La siguiente historia es conmovedora. Ha ocurrido en Argentina hace unos días y la conocimos por la redes sociales: un niño de 10 años –Gino López– perdió su teléfono y ha ofrecido todos sus ahorros para recuperarlo. Con esa edad, el importe apenas alcanza para nada, pero, como en la parábola de la limosna de la viuda (que puso en el cepillo del templo el dinero que tenía para vivir, mereciendo el elogio de Cristo), el pequeño Gino lo ha ofrecido todo.
¿Qué llevaba el niño en el móvil? ¿Algún juego? ¿Canciones? Seguro que sí, pero nadie entrega su fortuna por algo que se puede sustituir. El caso es que Gino quería recuperar unas fotos y algunos vídeos de su madre, fallecida de leucemia cuando él tenía pocos meses. «Cuando la extraño veo los vídeos. No quiero olvidar su voz. Pongo todos mis ahorros como recompensa». Todo lo que tenía para vivir
En muchas ocasiones se habla, con razón absoluta, del amor incondicional de los padres por sus hijos, un amor que da sin pedir nada a cambio. Especialmente, el de la madre, sangre de nuestra sangre, que nos cuida incondicionalmente. Sin embargo, en ocasiones también los hijos demuestran que hay vínculos más fuertes que la muerte, lazos que nos unen más allá de la desaparición física y que duran toda una vida. No importa el tiempo que pase, por eso impresiona ver emocionarse a hombres hechos y derechos cuando hablan de su madre. De aquellos abrazos tibios, de una sonrisa inesperada o, por qué no, de un coscorrón dado a tiempo.
Este amor entre las criaturas apenas refleja el amor de Dios por sus hijos. Un amor de padre y madre a la vez, ya que a sus ojos todos somos hijos. El profeta Isaías con palabras inspiradas: «Tú vales mucho para mí, tienes gran valor, te quiero». Este amor no es algo en general, sino personal: por cada uno de nosotros, con nombre y apellidos y circunstancias. Es lo opuesto al amor de baratillo de las ideologías, a las que se les llena la boca con la Humanidad, pero olvidan al hombre.
Jesucristo no.

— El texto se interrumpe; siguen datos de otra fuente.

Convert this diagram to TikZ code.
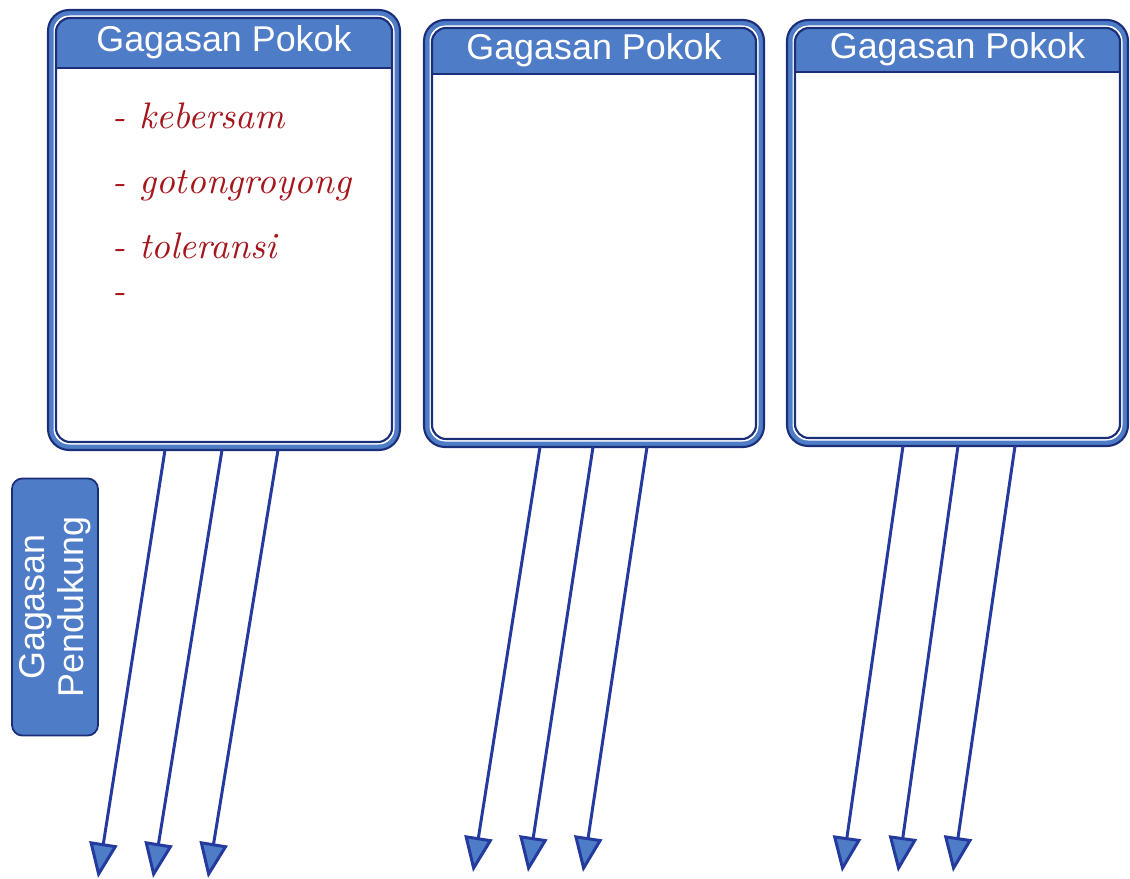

Jesucristo entregó su sangre por la salvación de cada alma, de cada persona. Él también tuvo padre y madre, de modo que sabía de lo que hablaba. Por ejemplo, en la extraordinaria parábola del padre misericordioso, que sale al camino cada día con la esperanza de recuperar al que se fue. Pero también cuando abandona a san José y la Virgen María para cumplir su misión, aun a sabiendas de que iba a hacerles sufrir. A veces el amor se demuestra con renuncias.
Si volvemos al pequeño Gino descubrimos sufrimiento y esperanza. Más de esta que de aquel. Es capaz de dar todo lo que tiene porque no quiere olvidar y algo muere cuando el recuerdo desaparece.
En una ocasión escuché una frase irónica de un rabino que me hizo sonreír: las relaciones entre padres e hijos son tan difíciles que Dios tuvo que dar un mandamiento para que las cosas no se desmandaran. Luego llegó san Pablo con palabras afiladas y recordó a los progenitores que no debían exasperar a sus hijos.
Gino no tuvo tiempo de que su madre lo agobiara («estudia, melón», «vuelve pronto», «trata bien a tus hermanos»), incluso con razón. Pero su ofrecimiento cumple de largo el mandamiento de honrar (que es amar) a su madre. La que siempre estará ahí, aunque ahí sea el Cielo, donde ella –estoy seguro– lo espera.